A welcome surprise

 

When was the last time you were involved in a true surprise?

Giving or receiving. Just wondering. When was the last time someone did something for you that you weren’t expecting, or, that you did something for someone else?

Let’s say you live in an apartment complex. And, it’s snowing.

Most people will tell you stories about how they went outside, spent an hour or more digging their car out of the mountain of snow that the plow clearing the parking lot buried their car within. Then, after investing all that time, they ran to the store just for some juice and eggs, and five minutes later when they returned a neighbor had taken their spot.

Rarely do you hear stories from people that went downstairs after a heavy storm to find that their car had been dug out and cleaned off by the neighbor.

Past year has been a bit rough. Every so often, a package has arrived. One of our friends sends a little note, and has been including a mask with each one. Another wrote a beautiful and thoughtful letter while sending a blanket to my wife. I cannot tell you how amazing the gestures felt when we received them and realized what they were. Simply put, I can tell you that angels walk among us.

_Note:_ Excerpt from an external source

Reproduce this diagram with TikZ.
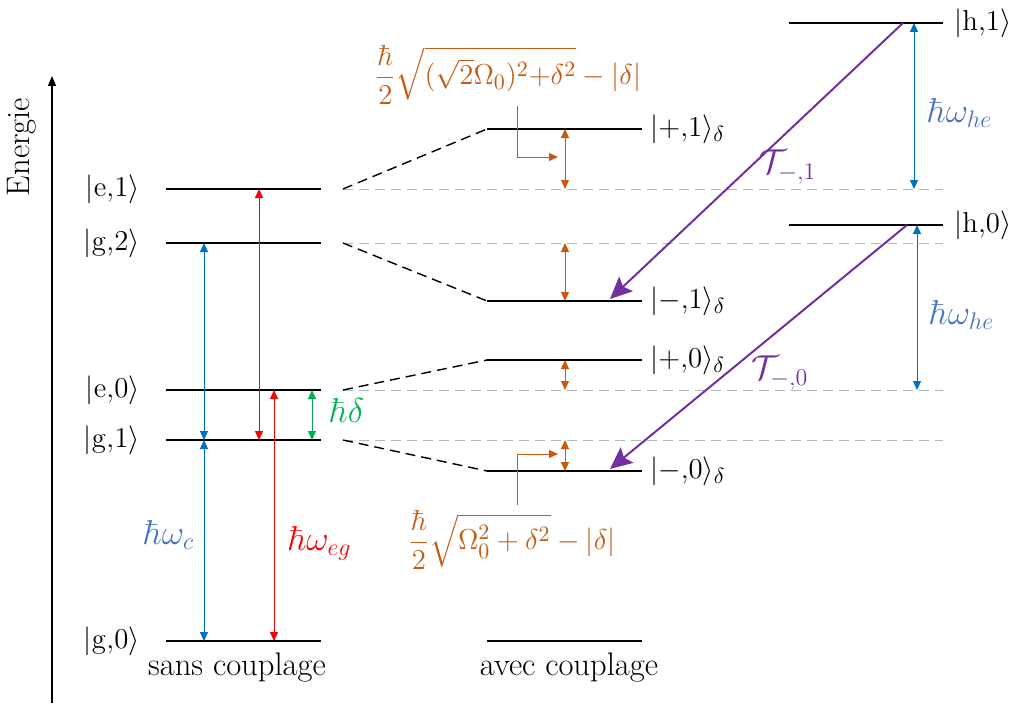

I don’t want to act all self-congratulatory, but it works for the story so I’ll risk it. Terry and I have been known from time-to-time to eat in a Japanese steakhouse, at one of those hibachi grills where you are seated with some people you have never previously met, and we’ve paid the check and left quickly so our tablemates wouldn’t find out we picked up their tab until after we were gone.

My neighbor is older. Has a couple of trees in his yard, and I don’t blame him one bit for not wanting to get out there when the leaves are falling. Trouble is, when they do fall, the established paths mean they blow into our yard. And if I’m not on top of it as the process starts, then they blow into a drainage ditch. That means I need to head out with a rake and get the leaves—the now very wet leaves—out of the ditch more or less by hand.

One year I asked if he minded if I cleaned up the leaves while they were in his yard. He said fine, and I’ve been riding my mower into his yard with the bagger attached once or twice each fall ever since. I’ve never asked specifically, so I have no clue if he appreciates the effort or honestly doesn’t care since he wasn’t planning to rake anyway. I’d like to think he believes it’s a nice gesture in some small way, even though I really do it to save myself extra work later on.

Whether we do these things for others, or in the case of the leaves, even as a gift to ourselves, the larger picture involves the existence of a sense of kindness in the world. Something that goes a bit beyond holding a door open for someone, moving into the area of generating a smile. I’d be so brave as to say making the world a better place, but come on, sometimes it’s leaves in a drainage ditch.

Still, brings me back to my original thought. When was the last time a card or something unexpected arrived at your home? When was the last time you sent a card or package?

It’s not something we can all do. Some of us are on fixed budgets. Even sending a package, where the contents and shipping combine for about $20, can be an unaffordable luxury. And that’s why I would argue it’s all the more important that we recognize it when it happens, and try to be a part of it when we can.

Some might lead the discussion into an examination of karma. Others might bring on a discussion about paying it forward. I suppose there’s some merit in the ideas.

For me, when I try to reach out to others it’s usually a combination of respect and kindness. Small attempts at cheering people up and trying to make a small corner of my community a slightly better place.

There’s a theory that people teach in customer service seminars that involves smiling. They’ll tell you to smile when you pick up the phone. It makes a difference even when the person on the other end of the conversation can’t see you. In a way, that concept is what I’m reaching toward.

We need to say hello, smile at each other, and maybe just try to be nice. Small efforts, to be certain. But I know how I feel each time I see a card in the mail, and I’m grateful for having the people in my life that sent it.

Be one of those people. One of the welcome surprises.